Написала же старуха Мандельштам, что Евтушенко и Вознесенский делали для большевиков ту работу, которую до них делал Эренбург: представляли режим в лучшем, чем он заслуживает, свете.

Что начальство сразу же поняло в Евтушенко? Что он свой - не продаст и не убежит. Его спонтанные заграничные эскапады - вроде публикации на Западе автобиографии, не апробированной советской цензурой, - были встроены в эту программу. Тем более ценился на Западе этот советский сердитый молодой человек. Конечно, время от времени начальство устраивало ему выволочку; но это был элемент всё той же игры.

Думается даже, что начальство по-своему любило Евтушенко - по формуле Лермонтова: "Нет, не тебя так пылко я люблю, Не для тебя души моей терзанья, - Люблю в тебе я прежние страданья И молодость, и молодость погибшую мою". Циникам у власти невольно нравился этот реликтовый идеалист, напоминавший, должно быть, им собственную комсомольскую юность.

Вот одно свидетельство из "Волчьего паспорта": некий литературный начальник сказал Евтушенко, что будет его печатать, если в его стихах против советской власти будет не более тридцати процентов текста. Евтушенко пишет:

"Я обомлел, ибо мне и в голову тогда не приходило, что я могу написать хоть строку против советской власти. Но он-то, исходя из своей психологии политического прожженного спекулянта, был уверен, что для меня "очищение идеалов" не что иное, как театрализованная спекуляция. Профессиональные охранники идеалов - тех самых идеалов, которые я столь возвышенно собирался "очищать", - постепенно выбивали из меня веру в сами эти идеалы".

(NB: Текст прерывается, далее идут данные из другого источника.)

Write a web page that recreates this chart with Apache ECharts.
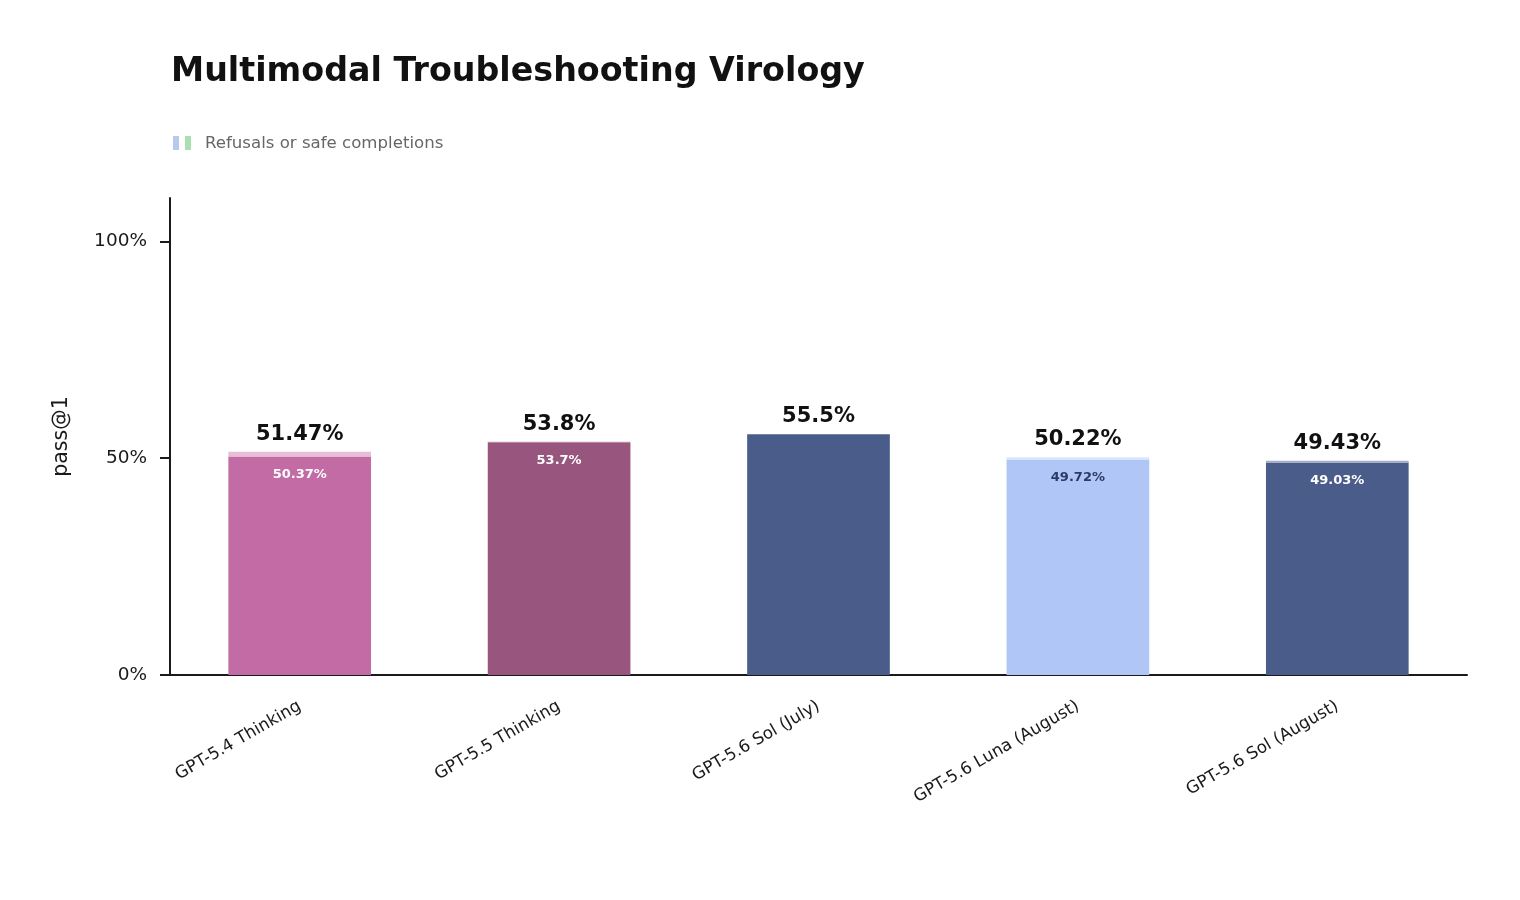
<!DOCTYPE html>
<html>
<head>
<meta charset="utf-8">
<title>Multimodal Troubleshooting Virology</title>
<script src="https://cdn.jsdelivr.net/npm/echarts@6/dist/echarts.min.js"></script>
<style>
  html, body { margin: 0; padding: 0; background: #fff; }
  #main { width: 1520px; height: 900px; }
</style>
</head>
<body>
<div id="main"></div>
<script>
// data
var categories = ['GPT-5.4 Thinking', 'GPT-5.5 Thinking', 'GPT-5.6 Sol (July)', 'GPT-5.6 Luna (August)', 'GPT-5.6 Sol (August)'];
var passValues = [50.37, 53.7, 55.5, 49.72, 49.03];
var totalValues = [51.47, 53.8, 55.5, 50.22, 49.43];
var yTicks = [0, 50, 100];

// colours per bar (base and lighter top part)
var baseColors = ['#c36ba4', '#98557d', '#4a5d8a', '#b0c6f6', '#4a5d8a'];
var topColors = ['#e8bdd8', '#c9a0b8', '#a4aec6', '#dbe5fb', '#a4aec6'];
var innerLabelColors = ['#ffffff', '#ffffff', '#ffffff', '#2b3b63', '#ffffff'];

var myChart = echarts.init(document.getElementById('main'));

var refusalValues = [];
for (var i = 0; i < totalValues.length; i++) {
  refusalValues.push(+(totalValues[i] - passValues[i]).toFixed(2));
}

var fontFamily = 'DejaVu Sans';

var option = {
  animation: false,
  textStyle: { fontFamily: fontFamily },
  title: {
    text: 'Multimodal Troubleshooting Virology',
    left: 166,
    top: 51,
    textStyle: { fontSize: 33.3, fontWeight: 'bold', color: '#111', fontFamily: fontFamily }
  },
  graphic: [
    { type: 'rect', left: 173, top: 136, shape: { width: 6, height: 14 }, style: { fill: '#b9c8ee' } },
    { type: 'rect', left: 185, top: 136, shape: { width: 6, height: 14 }, style: { fill: '#a9dfb1' } },
    {
      type: 'text', left: 205, top: 135,
      style: { text: 'Refusals or safe completions', fontSize: 16.6, fill: '#666', fontFamily: fontFamily }
    }
  ],
  grid: { left: 170, right: 53, top: 198, bottom: 225 },
  xAxis: {
    type: 'category',
    data: categories,
    axisLine: { lineStyle: { color: '#1a1a1a', width: 2 } },
    axisTick: { show: false },
    axisLabel: {
      rotate: 30,
      margin: 30,
      fontSize: 16.8,
      color: '#1a1a1a',
      fontFamily: fontFamily
    }
  },
  yAxis: {
    type: 'value',
    min: 0,
    max: 110,
    interval: 50,
    name: 'pass@1',
    nameLocation: 'middle',
    nameGap: 98,
    nameTextStyle: { fontSize: 20.5, color: '#1a1a1a', fontFamily: fontFamily },
    splitLine: { show: false },
    axisLine: { show: true, lineStyle: { color: '#1a1a1a', width: 2 } },
    axisTick: { show: true, length: 10, customValues: yTicks, lineStyle: { color: '#1a1a1a', width: 2 } },
    axisLabel: {
      customValues: yTicks,
      margin: 23,
      fontSize: 18.5,
      color: '#1a1a1a',
      fontFamily: fontFamily,
      formatter: function (v) { return v + '%'; }
    }
  },
  series: [
    {
      name: 'pass',
      type: 'bar',
      stack: 'total',
      barWidth: '55%',
      data: passValues.map(function (v, i) {
        return {
          value: v,
          itemStyle: { color: baseColors[i] },
          label: { color: innerLabelColors[i] }
        };
      }),
      label: {
        show: true,
        position: 'insideTop',
        distance: 12,
        fontSize: 13,
        fontWeight: 'bold',
        fontFamily: fontFamily,
        formatter: function (p) {
          return refusalValues[p.dataIndex] > 0 ? p.value + '%' : '';
        }
      }
    },
    {
      name: 'Refusals or safe completions',
      type: 'bar',
      stack: 'total',
      barWidth: '55%',
      data: refusalValues.map(function (v, i) {
        return { value: v, itemStyle: { color: topColors[i] } };
      }),
      label: {
        show: true,
        position: 'top',
        distance: 7,
        fontSize: 21,
        fontWeight: 'bold',
        color: '#111',
        fontFamily: fontFamily,
        formatter: function (p) { return totalValues[p.dataIndex] + '%'; }
      }
    }
  ]
};

option && myChart.setOption(option);
</script>
</body>
</html>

Выбивать-то выбивали - жизнь сама выбивала, - но молодой поэт им всё-таки нравился. Не думаю, что эти умные циники принимали Евтушенко за своего, играющего в те же игры. Они видели, что парнишка, так сказать, с придурью - вот с этими комсомольскими идеалами, - но это и повышало его шансы, и веру в него укрепляло: всё-таки свой.